Source excerpt:

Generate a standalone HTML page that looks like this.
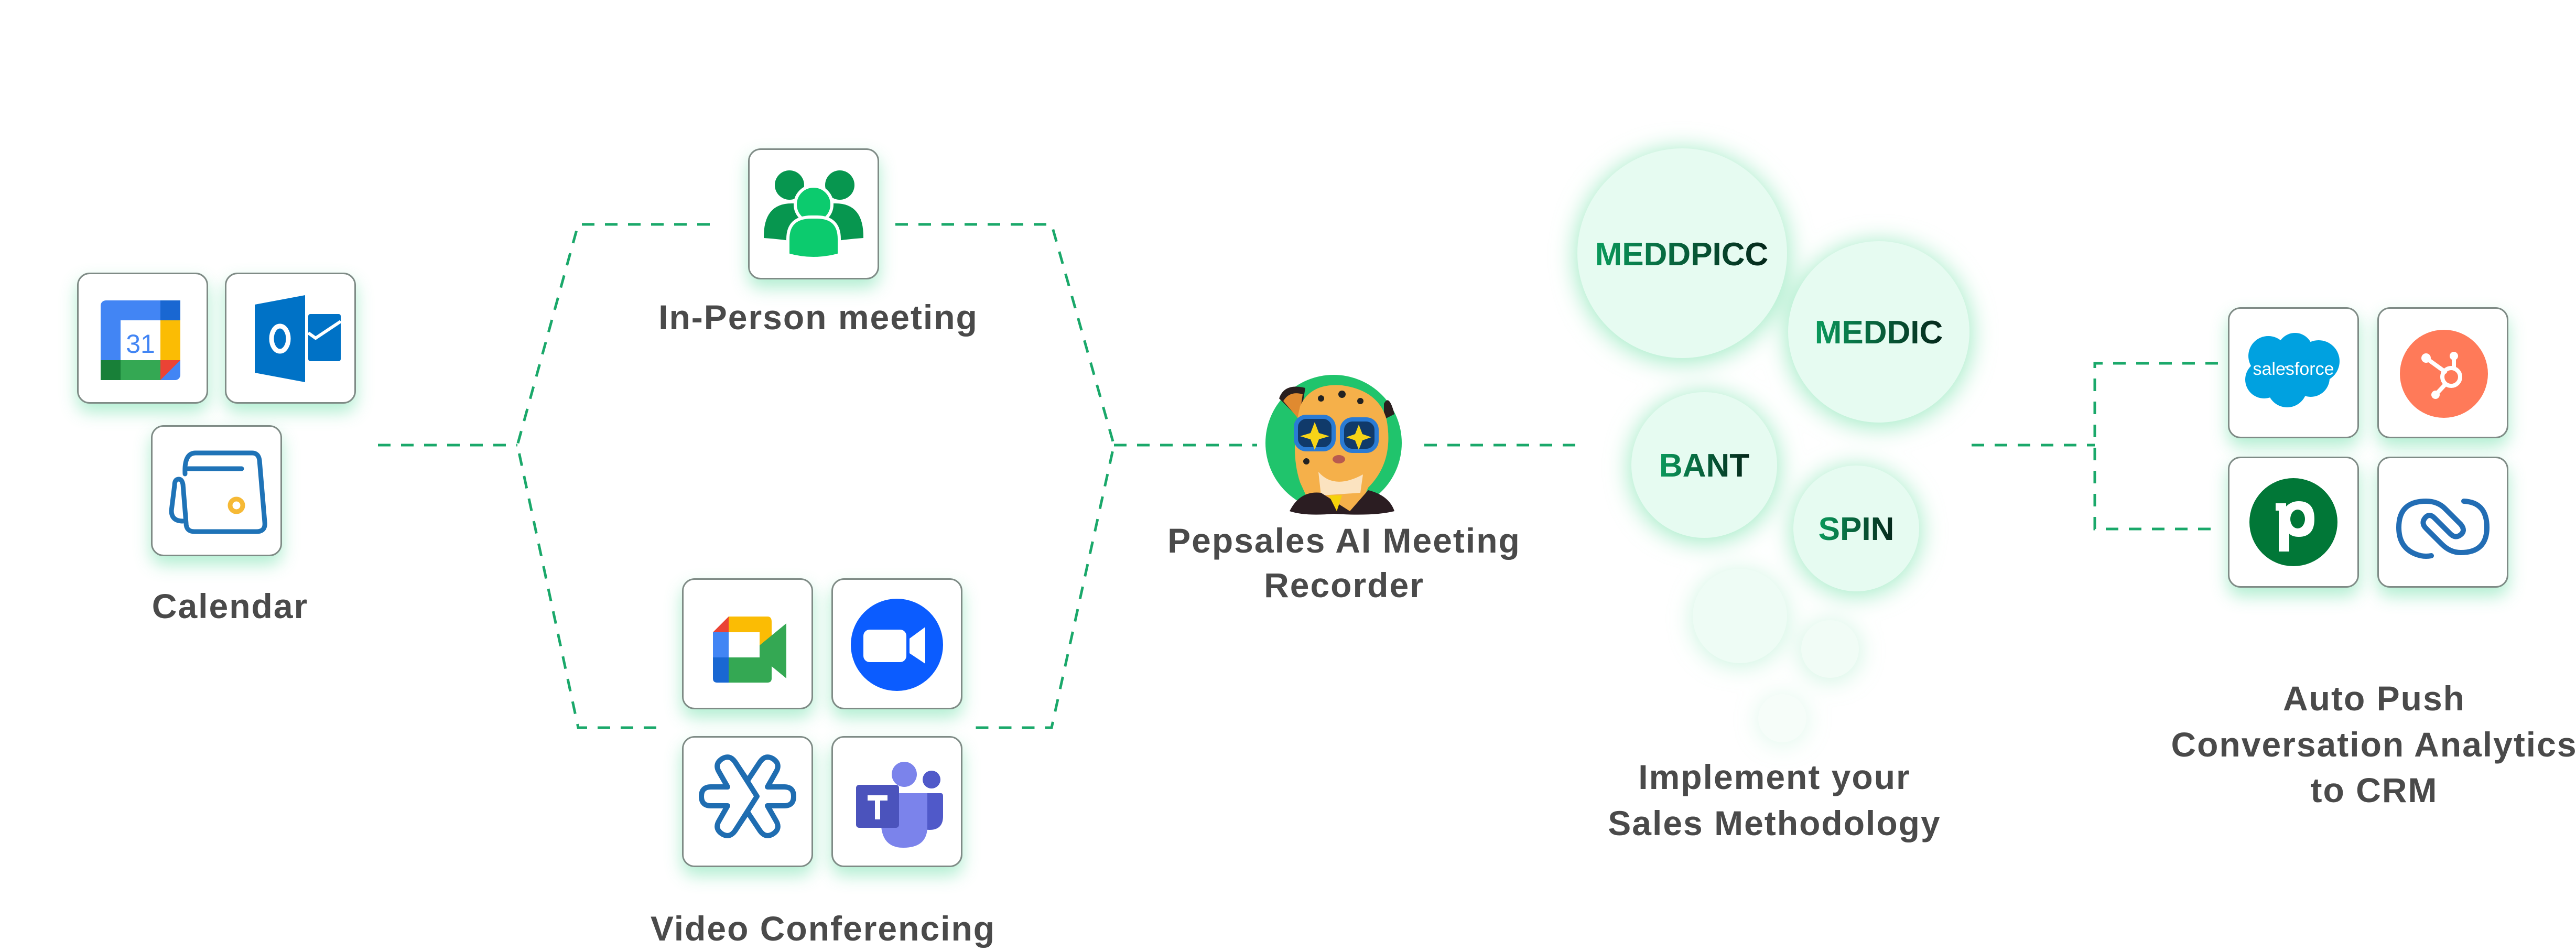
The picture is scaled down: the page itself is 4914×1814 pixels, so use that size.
<!DOCTYPE html>
<html><head><meta charset="utf-8">
<style>
html,body{margin:0;padding:0;background:#fff;}
body{width:4914px;height:1814px;position:relative;overflow:hidden;font-family:"Liberation Sans",sans-serif;}
.card{position:absolute;width:244px;height:244px;border:3px solid #7f8b86;border-radius:24px;background:#fff;box-shadow:0 16px 32px rgba(70,215,145,.42);}
.card svg{position:absolute;left:0;top:0;width:244px;height:244px;}
svg.main{position:absolute;left:0;top:0;}
</style></head><body>
<svg class="main" width="4914" height="1814" viewBox="0 0 4914 1814">
<defs>
<filter id="blur" x="-50%" y="-50%" width="200%" height="200%"><feGaussianBlur stdDeviation="22"/></filter>
<linearGradient id="tg" x1="0" y1="0" x2="1" y2="0"><stop offset="0" stop-color="#0a9a5c"/><stop offset="1" stop-color="#05261a"/></linearGradient>
</defs>
<g fill="none" stroke="#1aa86a" stroke-width="5" stroke-dasharray="24 20">
<path d="M721 849 H987"/>
<path d="M1354 428 H1103 L987 849 L1103 1388 H1254"/>
<path d="M1708 428 H2006 L2125 849 L2006 1388 H1849"/>
<path d="M2125 849 H2398"/>
<path d="M2717 849 H3009"/>
<path d="M3761 849 H3996"/>
<path d="M4231 693 H3996 V1009 H4231"/>
</g>
<g fill="#a5ecc8" filter="url(#blur)">
<circle cx="3209" cy="488" r="205"/><circle cx="3584" cy="638" r="178"/><circle cx="3251" cy="892" r="144"/><circle cx="3541" cy="1013" r="124"/>
<circle cx="3319" cy="1180" r="92" opacity=".55"/><circle cx="3491" cy="1242" r="58" opacity=".5"/><circle cx="3400" cy="1373" r="48" opacity=".35"/>
</g>
<g fill="#e6fbf1">
<circle cx="3209" cy="483" r="200"/><circle cx="3584" cy="633" r="173"/><circle cx="3251" cy="887" r="139"/><circle cx="3541" cy="1008" r="120"/>
<circle cx="3319" cy="1175" r="90" fill="#eefcf5"/><circle cx="3491" cy="1238" r="55" fill="#f1fcf6"/><circle cx="3400" cy="1370" r="46" fill="#f6fdf9"/>
</g>
<g font-family="Liberation Sans, sans-serif" font-weight="bold" font-size="62" fill="url(#tg)" text-anchor="middle">
<text x="3208" y="506">MEDDPICC</text>
<text x="3584" y="655">MEDDIC</text>
<text x="3251" y="909">BANT</text>
<text x="3541" y="1030">SPIN</text>
</g>
<g>
<circle cx="2544" cy="845" r="130" fill="#20c46c"/>
<path d="M2440 760 Q2450 730 2490 740 L2480 800 Z" fill="#2a1f1f"/>
<path d="M2448 765 Q2460 745 2485 752 L2478 800 Z" fill="#e08a30"/>
<path d="M2640 770 Q2650 750 2660 790 L2640 800Z" fill="#2a1f1f"/>
<path d="M2480 775 Q2500 730 2560 735 Q2630 745 2645 800 Q2660 880 2610 930 L2590 975 L2505 975 L2480 920 Q2460 860 2480 775Z" fill="#f5b04a"/>
<path d="M2515 900 Q2545 935 2600 905 L2595 940 L2520 945Z" fill="#fbe3c0"/>
<path d="M2460 975 Q2480 935 2520 940 L2575 975 L2610 935 Q2650 945 2660 975 Q2620 985 2544 980 Q2490 985 2460 975Z" fill="#2b1d22"/>
<path d="M2535 945 L2550 975 L2560 945Z" fill="#f5d20a"/>
<rect x="2472" y="795" width="72" height="62" rx="20" fill="#103a6a" stroke="#2a7bd4" stroke-width="8"/>
<rect x="2560" y="800" width="66" height="60" rx="20" fill="#103a6a" stroke="#2a7bd4" stroke-width="8"/>
<path d="M2508 805 L2516 826 L2536 832 L2516 838 L2508 858 L2500 838 L2480 832 L2500 826Z" fill="#f7d417"/>
<path d="M2592 810 L2599 828 L2616 834 L2599 840 L2592 858 L2585 840 L2568 834 L2585 828Z" fill="#f7d417"/>
<ellipse cx="2554" cy="876" rx="12" ry="8" fill="#b85a4f"/>
<circle cx="2520" cy="760" r="6" fill="#222"/><circle cx="2560" cy="752" r="7" fill="#222"/><circle cx="2595" cy="765" r="6" fill="#222"/><circle cx="2492" cy="880" r="6" fill="#222"/>
</g>
<g font-family="Liberation Sans, sans-serif" font-weight="bold" font-size="66" letter-spacing="2" fill="#4a4a4a" text-anchor="middle">
<text x="439" y="1179">Calendar</text>
<text x="1561" y="628">In-Person meeting</text>
<text x="1570" y="1794">Video Conferencing</text>
<text x="2564" y="1054">Pepsales AI Meeting</text>
<text x="2564" y="1139">Recorder</text>
<text x="3385" y="1505">Implement your</text>
<text x="3385" y="1593">Sales Methodology</text>
<text x="4529" y="1355">Auto Push</text>
<text x="4529" y="1443">Conversation Analytics</text>
<text x="4529" y="1530">to CRM</text>
</g>
</svg>

<div class="card" style="left:147px;top:520px"><svg viewBox="0 0 244 244">
<rect x="42" y="50" width="152" height="152" rx="10" fill="#4285f4"/>
<rect x="156" y="50" width="38" height="38" fill="#1967d2"/>
<rect x="156" y="88" width="38" height="76" fill="#fbbc04"/>
<rect x="42" y="164" width="38" height="38" fill="#188038"/>
<rect x="80" y="164" width="76" height="38" fill="#34a853"/>
<path d="M156 164 H194 L156 202Z" fill="#ea4335"/>
<rect x="80" y="88" width="76" height="76" fill="#fff"/>
<text x="118" y="150" font-family="Liberation Sans,sans-serif" font-size="50" fill="#4285f4" text-anchor="middle">31</text>
</svg></div>
<div class="card" style="left:429px;top:520px"><svg viewBox="0 0 244 244">
<path d="M54 58 L150 40 V206 L54 188Z" fill="#0072c6"/>
<rect x="156" y="76" width="62" height="90" rx="4" fill="#0072c6"/>
<path d="M156 112 L170 122 L218 90" stroke="#fff" stroke-width="6" fill="none"/>
<ellipse cx="102" cy="123" rx="16" ry="24" fill="none" stroke="#fff" stroke-width="9"/>
</svg></div>
<div class="card" style="left:288px;top:811px"><svg viewBox="0 0 244 244">
<g fill="none" stroke="#1f73b7" stroke-width="9" stroke-linecap="round" stroke-linejoin="round">
<path d="M62 90 Q60 50 82 50 H190 Q202 50 204 64 L214 182 Q216 200 198 200 H80 Q64 200 64 184 L58 110 Q56 100 50 100 Q42 100 42 112 L36 160 Q36 180 58 180"/>
<path d="M68 80 H170"/>
</g>
<circle cx="160" cy="150" r="12" fill="none" stroke="#f6b935" stroke-width="9"/>
</svg></div>
<div class="card" style="left:1427px;top:283px"><svg viewBox="0 0 244 244">
<circle cx="76" cy="67" r="28" fill="#07964f"/><circle cx="172" cy="67" r="28" fill="#07964f"/>
<path d="M27 168 Q26 102 80 102 H110 V178 Q60 170 27 168Z" fill="#07964f"/>
<path d="M217 168 Q218 102 164 102 H134 V178 Q184 170 217 168Z" fill="#07964f"/>
<circle cx="122" cy="104" r="35" fill="#0ccb6e" stroke="#fff" stroke-width="6"/>
<path d="M73 200 V170 Q73 128 118 128 H128 Q171 128 171 170 V200 Q122 214 73 200Z" fill="#0ccb6e" stroke="#fff" stroke-width="6"/>
</svg></div>
<div class="card" style="left:1301px;top:1103px"><svg viewBox="0 0 244 244">
<path d="M56 100 L86 70 V100Z" fill="#ea4335"/>
<path d="M86 70 H160 Q168 70 168 80 V132 L145 148 V100 H86Z" fill="#fbbc04"/>
<rect x="56" y="100" width="30" height="48" fill="#4285f4"/>
<path d="M56 148 H86 V196 H64 Q56 196 56 188Z" fill="#1967d2"/>
<path d="M86 148 H145 V130 L168 148 V188 Q168 196 160 196 H86Z" fill="#34a853"/>
<path d="M145 125 L196 83 V188 L145 146Z" fill="#34a853"/>
</svg></div>
<div class="card" style="left:1586px;top:1103px"><svg viewBox="0 0 244 244">
<circle cx="122" cy="124" r="88" fill="#0b5cff"/>
<rect x="58" y="95" width="82" height="62" rx="12" fill="#fff"/>
<path d="M146 112 L176 90 V160 L146 140Z" fill="#fff"/>
</svg></div>
<div class="card" style="left:1301px;top:1404px"><svg viewBox="0 0 244 244">
<g fill="none" stroke="#1f6db1" stroke-width="10" stroke-linejoin="round">
<path d="M122 82 L98 46 Q88 32 74 40 Q58 50 68 66 L84 94 H52 Q34 94 34 112 Q34 130 52 130 H84 L68 158 Q58 174 74 184 Q88 192 98 178 L122 142 L146 178 Q156 192 170 184 Q186 174 176 158 L160 130 H192 Q210 130 210 112 Q210 94 192 94 H160 L176 66 Q186 50 170 40 Q156 32 146 46Z"/>
<path d="M98 46 L140 112 L98 178"/>
</g>
</svg></div>
<div class="card" style="left:1586px;top:1404px"><svg viewBox="0 0 244 244">
<circle cx="188" cy="80" r="17" fill="#5059c9"/>
<path d="M160 106 H206 Q210 106 210 112 V150 Q210 176 184 176 Q164 176 160 160Z" fill="#5059c9"/>
<circle cx="136" cy="70" r="24" fill="#7b83eb"/>
<path d="M100 106 H180 V170 Q180 210 134 210 Q96 210 92 170Z" fill="#7b83eb"/>
<rect x="44" y="90" width="82" height="82" rx="6" fill="#4b53bc"/>
<path d="M66 110 H104 V120 H90 V156 H80 V120 H66Z" fill="#fff"/>
</svg></div>
<div class="card" style="left:4250px;top:586px"><svg viewBox="0 0 244 244">
<g fill="#00a1e0">
<circle cx="74" cy="90" r="38"/><circle cx="125" cy="80" r="34"/><circle cx="170" cy="100" r="40"/>
<circle cx="66" cy="135" r="36"/><circle cx="110" cy="150" r="38"/><circle cx="155" cy="132" r="36"/>
</g>
<text x="122" y="126" font-family="Liberation Sans,sans-serif" font-size="34" fill="#fff" text-anchor="middle">salesforce</text>
</svg></div>
<div class="card" style="left:4535px;top:586px"><svg viewBox="0 0 244 244">
<circle cx="124" cy="124" r="84" fill="#ff7a59"/>
<g stroke="#fff" stroke-width="8" fill="none" stroke-linecap="round">
<circle cx="138" cy="130" r="17"/><path d="M90 94 L126 120"/><path d="M143 94 V112"/><path d="M125 146 L110 162"/>
</g>
<circle cx="90" cy="94" r="9" fill="#fff"/><circle cx="143" cy="90" r="8" fill="#fff"/><circle cx="108" cy="164" r="8" fill="#fff"/>
</svg></div>
<div class="card" style="left:4250px;top:871px"><svg viewBox="0 0 244 244">
<circle cx="122" cy="122" r="84" fill="#017737"/>
<path d="M94 86 H108 V92 Q118 82 132 82 Q162 82 162 116 Q162 150 132 150 Q120 150 114 144 V178 H94 V100 H88 V86Z" fill="#fff"/>
<ellipse cx="130" cy="116" rx="14" ry="18" fill="#017737"/>
</svg></div>
<div class="card" style="left:4535px;top:871px"><svg viewBox="0 0 244 244">
<g fill="none" stroke="#226db4" stroke-width="10" stroke-linecap="round">
<path d="M100 186 Q90 188 80 186 Q38 176 38 132 Q38 82 90 82 Q112 82 126 96 L156 126 Q166 138 156 146 Q146 154 136 144 L106 114 Q96 104 88 114 Q80 124 90 134 L120 164 Q136 180 156 180 Q206 180 206 132 Q206 84 162 82"/>
</g>
</svg></div>
</body></html>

Given task: Select, from the listing, all lines that include the word "page".

Written answer:
Generate a standalone HTML page that looks like this.
The picture is scaled down: the page itself is 4914×1814 pixels, so use that size.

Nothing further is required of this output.